Using the data beneath this instruction, retype only the lines from the one that contains "Clone this chart in matplotlib." down to the one that contains "from matplotlib.colors import", both included, exactly as they appear.

--------------------------------

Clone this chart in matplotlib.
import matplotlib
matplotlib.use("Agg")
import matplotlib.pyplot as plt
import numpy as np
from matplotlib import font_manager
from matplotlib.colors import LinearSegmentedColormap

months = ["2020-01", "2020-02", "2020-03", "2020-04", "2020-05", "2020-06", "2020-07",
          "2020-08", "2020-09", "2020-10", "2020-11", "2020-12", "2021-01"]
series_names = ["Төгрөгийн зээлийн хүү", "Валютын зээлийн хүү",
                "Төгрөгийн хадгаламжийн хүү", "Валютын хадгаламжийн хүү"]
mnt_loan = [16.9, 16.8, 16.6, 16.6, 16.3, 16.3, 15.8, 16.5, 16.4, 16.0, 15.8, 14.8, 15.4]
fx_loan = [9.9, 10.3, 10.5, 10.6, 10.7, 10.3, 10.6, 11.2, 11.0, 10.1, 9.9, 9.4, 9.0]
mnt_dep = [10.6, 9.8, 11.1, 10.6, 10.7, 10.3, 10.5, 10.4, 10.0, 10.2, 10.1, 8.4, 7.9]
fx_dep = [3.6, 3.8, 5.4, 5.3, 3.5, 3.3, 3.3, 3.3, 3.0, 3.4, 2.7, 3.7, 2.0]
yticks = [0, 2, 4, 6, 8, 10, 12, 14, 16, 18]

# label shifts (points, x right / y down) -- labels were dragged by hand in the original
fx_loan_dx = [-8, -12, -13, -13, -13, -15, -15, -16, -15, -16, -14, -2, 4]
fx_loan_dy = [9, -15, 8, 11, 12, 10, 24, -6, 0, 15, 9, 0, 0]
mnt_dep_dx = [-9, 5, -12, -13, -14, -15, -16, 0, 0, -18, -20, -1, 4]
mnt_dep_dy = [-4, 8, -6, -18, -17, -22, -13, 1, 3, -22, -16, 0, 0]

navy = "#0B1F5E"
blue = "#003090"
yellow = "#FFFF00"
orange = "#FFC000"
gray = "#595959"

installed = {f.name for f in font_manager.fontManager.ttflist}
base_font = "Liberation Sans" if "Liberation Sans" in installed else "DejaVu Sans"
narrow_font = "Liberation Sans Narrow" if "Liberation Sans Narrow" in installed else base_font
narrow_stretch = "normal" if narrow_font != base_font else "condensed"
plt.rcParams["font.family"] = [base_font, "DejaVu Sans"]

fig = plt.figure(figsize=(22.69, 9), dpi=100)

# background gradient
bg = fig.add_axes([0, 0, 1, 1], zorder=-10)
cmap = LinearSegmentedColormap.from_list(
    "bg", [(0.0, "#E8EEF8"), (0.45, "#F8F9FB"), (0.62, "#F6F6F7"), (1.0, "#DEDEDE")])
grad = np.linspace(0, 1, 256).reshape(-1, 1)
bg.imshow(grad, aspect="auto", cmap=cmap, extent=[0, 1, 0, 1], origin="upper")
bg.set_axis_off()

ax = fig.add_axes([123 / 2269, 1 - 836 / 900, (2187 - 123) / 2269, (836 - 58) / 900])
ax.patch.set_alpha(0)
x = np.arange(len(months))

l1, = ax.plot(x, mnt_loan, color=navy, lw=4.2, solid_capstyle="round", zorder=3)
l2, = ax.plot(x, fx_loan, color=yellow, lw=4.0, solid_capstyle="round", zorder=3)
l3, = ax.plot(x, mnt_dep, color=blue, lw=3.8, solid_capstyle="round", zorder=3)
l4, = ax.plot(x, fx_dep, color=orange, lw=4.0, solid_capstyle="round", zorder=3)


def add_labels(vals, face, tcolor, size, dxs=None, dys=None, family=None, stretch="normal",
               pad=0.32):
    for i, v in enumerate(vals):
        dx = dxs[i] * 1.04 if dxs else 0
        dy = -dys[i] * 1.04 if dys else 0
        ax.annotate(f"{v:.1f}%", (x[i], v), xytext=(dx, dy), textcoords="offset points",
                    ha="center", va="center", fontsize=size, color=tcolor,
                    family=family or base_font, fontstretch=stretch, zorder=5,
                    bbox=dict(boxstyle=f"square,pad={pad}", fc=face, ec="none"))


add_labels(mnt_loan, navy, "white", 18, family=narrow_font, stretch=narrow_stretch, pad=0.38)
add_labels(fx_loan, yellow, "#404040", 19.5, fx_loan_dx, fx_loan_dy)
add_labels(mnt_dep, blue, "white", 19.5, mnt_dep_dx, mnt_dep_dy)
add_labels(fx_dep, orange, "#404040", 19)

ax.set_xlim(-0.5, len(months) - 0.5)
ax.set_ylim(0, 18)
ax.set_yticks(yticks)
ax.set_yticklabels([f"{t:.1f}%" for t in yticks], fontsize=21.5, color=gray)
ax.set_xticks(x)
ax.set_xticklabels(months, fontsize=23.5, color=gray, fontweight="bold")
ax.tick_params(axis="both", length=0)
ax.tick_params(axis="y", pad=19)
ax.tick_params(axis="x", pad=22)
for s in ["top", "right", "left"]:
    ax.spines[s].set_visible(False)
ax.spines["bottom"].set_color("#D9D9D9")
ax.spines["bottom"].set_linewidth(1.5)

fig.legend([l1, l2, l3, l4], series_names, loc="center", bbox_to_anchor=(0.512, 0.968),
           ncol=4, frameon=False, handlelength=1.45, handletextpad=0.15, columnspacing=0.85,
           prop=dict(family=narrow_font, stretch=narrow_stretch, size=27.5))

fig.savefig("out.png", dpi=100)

--------------------------------

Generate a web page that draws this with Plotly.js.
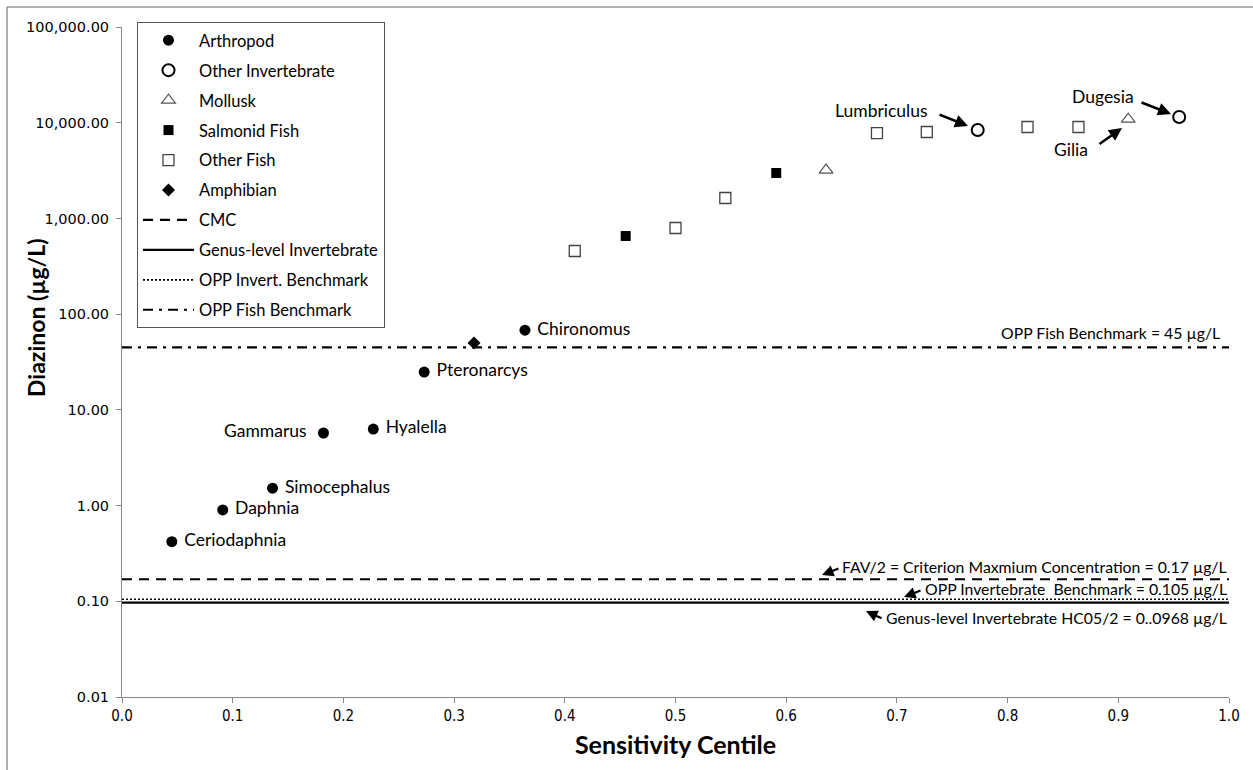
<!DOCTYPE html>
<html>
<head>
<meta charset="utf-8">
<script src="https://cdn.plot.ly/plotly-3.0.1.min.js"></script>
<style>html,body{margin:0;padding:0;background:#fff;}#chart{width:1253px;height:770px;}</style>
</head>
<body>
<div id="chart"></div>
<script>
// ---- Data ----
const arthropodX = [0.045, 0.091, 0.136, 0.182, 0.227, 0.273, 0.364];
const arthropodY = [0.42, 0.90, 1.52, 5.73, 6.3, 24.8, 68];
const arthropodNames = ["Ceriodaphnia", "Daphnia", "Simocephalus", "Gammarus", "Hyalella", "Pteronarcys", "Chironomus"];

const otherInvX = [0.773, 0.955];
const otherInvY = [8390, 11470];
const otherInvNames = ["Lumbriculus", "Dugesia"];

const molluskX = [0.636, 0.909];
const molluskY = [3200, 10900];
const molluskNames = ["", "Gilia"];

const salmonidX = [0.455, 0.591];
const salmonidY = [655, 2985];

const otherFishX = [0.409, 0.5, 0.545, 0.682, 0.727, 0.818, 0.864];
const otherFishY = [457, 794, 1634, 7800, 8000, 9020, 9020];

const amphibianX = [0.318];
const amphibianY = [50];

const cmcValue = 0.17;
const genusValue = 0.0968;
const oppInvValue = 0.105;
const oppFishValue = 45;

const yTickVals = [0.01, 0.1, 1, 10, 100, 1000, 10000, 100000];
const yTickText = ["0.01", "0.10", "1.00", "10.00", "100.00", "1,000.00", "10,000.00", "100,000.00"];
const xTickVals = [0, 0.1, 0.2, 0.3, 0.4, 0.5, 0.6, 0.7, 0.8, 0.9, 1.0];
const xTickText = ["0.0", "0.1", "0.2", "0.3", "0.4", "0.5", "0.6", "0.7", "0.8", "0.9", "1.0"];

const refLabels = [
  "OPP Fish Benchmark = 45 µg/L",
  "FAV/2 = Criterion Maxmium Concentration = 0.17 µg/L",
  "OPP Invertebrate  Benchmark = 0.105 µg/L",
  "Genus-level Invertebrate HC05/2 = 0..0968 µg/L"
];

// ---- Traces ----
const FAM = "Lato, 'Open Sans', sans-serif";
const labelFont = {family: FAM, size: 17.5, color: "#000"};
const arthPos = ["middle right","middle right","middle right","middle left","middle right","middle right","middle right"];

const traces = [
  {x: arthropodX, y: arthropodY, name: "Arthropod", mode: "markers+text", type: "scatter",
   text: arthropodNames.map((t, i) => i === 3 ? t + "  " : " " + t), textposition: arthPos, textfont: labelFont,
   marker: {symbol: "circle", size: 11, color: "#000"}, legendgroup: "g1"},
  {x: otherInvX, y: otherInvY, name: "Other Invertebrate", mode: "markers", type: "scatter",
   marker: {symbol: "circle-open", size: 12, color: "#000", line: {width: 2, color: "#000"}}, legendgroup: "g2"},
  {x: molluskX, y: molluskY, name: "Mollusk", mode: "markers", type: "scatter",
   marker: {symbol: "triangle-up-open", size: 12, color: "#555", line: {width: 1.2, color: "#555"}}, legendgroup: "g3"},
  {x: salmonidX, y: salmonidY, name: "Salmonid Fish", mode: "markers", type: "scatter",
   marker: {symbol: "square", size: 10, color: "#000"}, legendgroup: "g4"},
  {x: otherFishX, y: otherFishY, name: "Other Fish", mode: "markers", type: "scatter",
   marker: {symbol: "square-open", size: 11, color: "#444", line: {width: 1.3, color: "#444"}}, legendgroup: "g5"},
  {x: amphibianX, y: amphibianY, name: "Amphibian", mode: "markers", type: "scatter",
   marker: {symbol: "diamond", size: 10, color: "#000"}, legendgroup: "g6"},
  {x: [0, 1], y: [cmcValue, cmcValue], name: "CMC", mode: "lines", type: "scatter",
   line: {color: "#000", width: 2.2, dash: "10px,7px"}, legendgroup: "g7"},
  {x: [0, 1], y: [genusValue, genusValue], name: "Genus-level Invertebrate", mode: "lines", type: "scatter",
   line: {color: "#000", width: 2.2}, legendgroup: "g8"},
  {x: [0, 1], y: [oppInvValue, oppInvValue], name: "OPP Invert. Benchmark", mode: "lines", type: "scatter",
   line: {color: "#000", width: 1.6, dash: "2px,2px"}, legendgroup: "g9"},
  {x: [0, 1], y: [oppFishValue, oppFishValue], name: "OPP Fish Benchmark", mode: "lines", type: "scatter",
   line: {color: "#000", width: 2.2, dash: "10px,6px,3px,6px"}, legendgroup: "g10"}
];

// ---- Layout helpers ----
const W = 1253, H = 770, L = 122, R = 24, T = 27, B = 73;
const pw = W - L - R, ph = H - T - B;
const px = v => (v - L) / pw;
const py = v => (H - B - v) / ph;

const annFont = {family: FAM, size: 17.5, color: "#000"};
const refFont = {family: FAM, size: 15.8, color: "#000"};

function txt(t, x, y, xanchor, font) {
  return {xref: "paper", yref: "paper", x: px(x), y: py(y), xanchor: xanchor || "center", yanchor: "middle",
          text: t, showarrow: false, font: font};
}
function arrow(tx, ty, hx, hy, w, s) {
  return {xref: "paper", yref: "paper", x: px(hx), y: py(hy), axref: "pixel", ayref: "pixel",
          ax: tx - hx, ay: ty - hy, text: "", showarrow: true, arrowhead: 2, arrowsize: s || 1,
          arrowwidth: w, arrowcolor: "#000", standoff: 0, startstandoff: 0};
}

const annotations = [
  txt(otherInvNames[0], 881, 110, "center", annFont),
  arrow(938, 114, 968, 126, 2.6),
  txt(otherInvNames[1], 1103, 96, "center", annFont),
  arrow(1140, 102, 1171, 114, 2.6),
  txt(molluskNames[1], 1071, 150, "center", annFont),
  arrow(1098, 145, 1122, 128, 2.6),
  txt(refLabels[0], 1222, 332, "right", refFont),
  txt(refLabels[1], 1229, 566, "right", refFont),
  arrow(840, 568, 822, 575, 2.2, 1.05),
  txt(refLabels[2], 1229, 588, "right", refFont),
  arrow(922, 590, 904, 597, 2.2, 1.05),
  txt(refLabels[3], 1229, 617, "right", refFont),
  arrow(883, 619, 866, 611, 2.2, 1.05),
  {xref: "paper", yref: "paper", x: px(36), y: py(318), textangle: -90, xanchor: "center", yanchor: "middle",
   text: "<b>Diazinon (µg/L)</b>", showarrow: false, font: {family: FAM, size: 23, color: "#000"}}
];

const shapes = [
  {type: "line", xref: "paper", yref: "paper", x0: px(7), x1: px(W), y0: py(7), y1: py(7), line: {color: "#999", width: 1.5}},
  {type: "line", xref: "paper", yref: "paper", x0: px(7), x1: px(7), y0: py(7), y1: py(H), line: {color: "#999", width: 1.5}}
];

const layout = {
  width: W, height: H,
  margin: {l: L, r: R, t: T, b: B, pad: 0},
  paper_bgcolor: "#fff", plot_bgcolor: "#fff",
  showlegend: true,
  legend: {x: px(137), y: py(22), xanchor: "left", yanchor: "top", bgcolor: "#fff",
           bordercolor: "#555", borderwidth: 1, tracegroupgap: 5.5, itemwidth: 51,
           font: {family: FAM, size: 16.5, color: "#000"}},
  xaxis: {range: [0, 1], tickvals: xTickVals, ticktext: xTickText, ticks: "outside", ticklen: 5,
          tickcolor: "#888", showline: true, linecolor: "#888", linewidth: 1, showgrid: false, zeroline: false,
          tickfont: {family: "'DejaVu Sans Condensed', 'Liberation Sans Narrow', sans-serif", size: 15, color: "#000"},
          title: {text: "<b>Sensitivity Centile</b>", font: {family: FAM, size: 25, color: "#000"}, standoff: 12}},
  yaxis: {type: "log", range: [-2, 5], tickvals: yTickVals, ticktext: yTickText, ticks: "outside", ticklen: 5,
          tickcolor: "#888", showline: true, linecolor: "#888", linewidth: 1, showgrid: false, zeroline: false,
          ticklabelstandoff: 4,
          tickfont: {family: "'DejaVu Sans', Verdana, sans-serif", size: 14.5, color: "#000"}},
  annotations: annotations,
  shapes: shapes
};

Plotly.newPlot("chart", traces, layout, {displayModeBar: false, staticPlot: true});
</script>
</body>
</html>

--------------------------------

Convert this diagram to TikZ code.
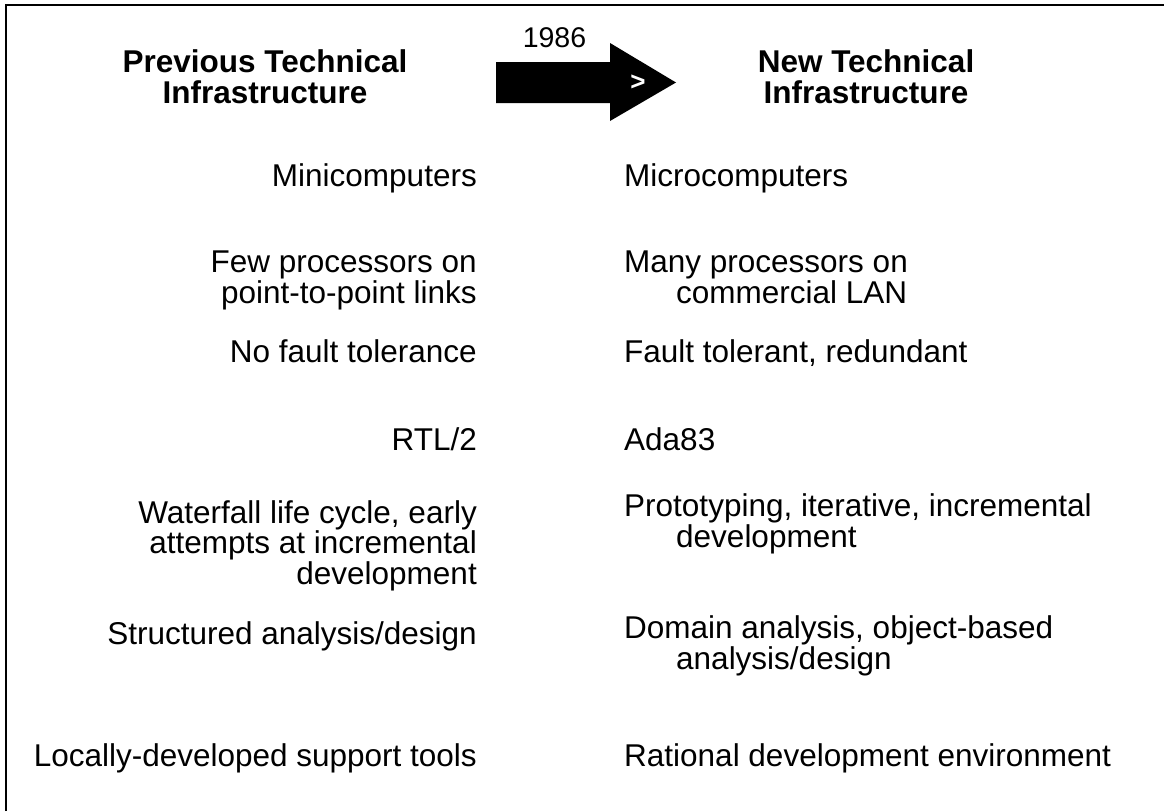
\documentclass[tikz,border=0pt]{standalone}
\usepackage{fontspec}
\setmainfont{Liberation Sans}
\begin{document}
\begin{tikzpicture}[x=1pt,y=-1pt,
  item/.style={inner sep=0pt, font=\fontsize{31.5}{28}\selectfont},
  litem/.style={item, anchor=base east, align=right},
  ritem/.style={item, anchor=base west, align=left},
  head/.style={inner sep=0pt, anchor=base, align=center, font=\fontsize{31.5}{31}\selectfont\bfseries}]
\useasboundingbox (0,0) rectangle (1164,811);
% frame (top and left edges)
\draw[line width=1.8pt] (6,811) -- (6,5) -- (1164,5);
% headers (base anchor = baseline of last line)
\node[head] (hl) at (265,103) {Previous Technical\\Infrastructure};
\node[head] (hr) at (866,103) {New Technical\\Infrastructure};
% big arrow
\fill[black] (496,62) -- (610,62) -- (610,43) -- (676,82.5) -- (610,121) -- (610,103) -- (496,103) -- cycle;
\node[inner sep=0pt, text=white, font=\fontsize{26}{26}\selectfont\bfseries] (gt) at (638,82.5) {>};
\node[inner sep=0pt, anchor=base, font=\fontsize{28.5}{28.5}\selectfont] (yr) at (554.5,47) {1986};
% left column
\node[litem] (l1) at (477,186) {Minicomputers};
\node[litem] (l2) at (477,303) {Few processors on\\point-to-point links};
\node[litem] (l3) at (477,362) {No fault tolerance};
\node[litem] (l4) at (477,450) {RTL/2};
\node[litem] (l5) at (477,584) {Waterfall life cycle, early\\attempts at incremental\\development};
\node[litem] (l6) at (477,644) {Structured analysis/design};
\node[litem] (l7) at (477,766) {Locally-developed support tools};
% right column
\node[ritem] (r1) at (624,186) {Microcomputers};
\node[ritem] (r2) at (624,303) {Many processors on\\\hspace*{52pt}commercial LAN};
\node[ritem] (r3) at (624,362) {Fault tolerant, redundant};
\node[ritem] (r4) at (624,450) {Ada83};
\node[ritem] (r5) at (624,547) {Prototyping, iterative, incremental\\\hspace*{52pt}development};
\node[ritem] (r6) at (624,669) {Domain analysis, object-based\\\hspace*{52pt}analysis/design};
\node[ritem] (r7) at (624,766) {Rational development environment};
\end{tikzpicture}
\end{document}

--------------------------------

Response to the task:
Clone this chart in matplotlib.
import matplotlib
matplotlib.use("Agg")
import matplotlib.pyplot as plt
import numpy as np
from matplotlib import font_manager
from matplotlib.colors import LinearSegmentedColormap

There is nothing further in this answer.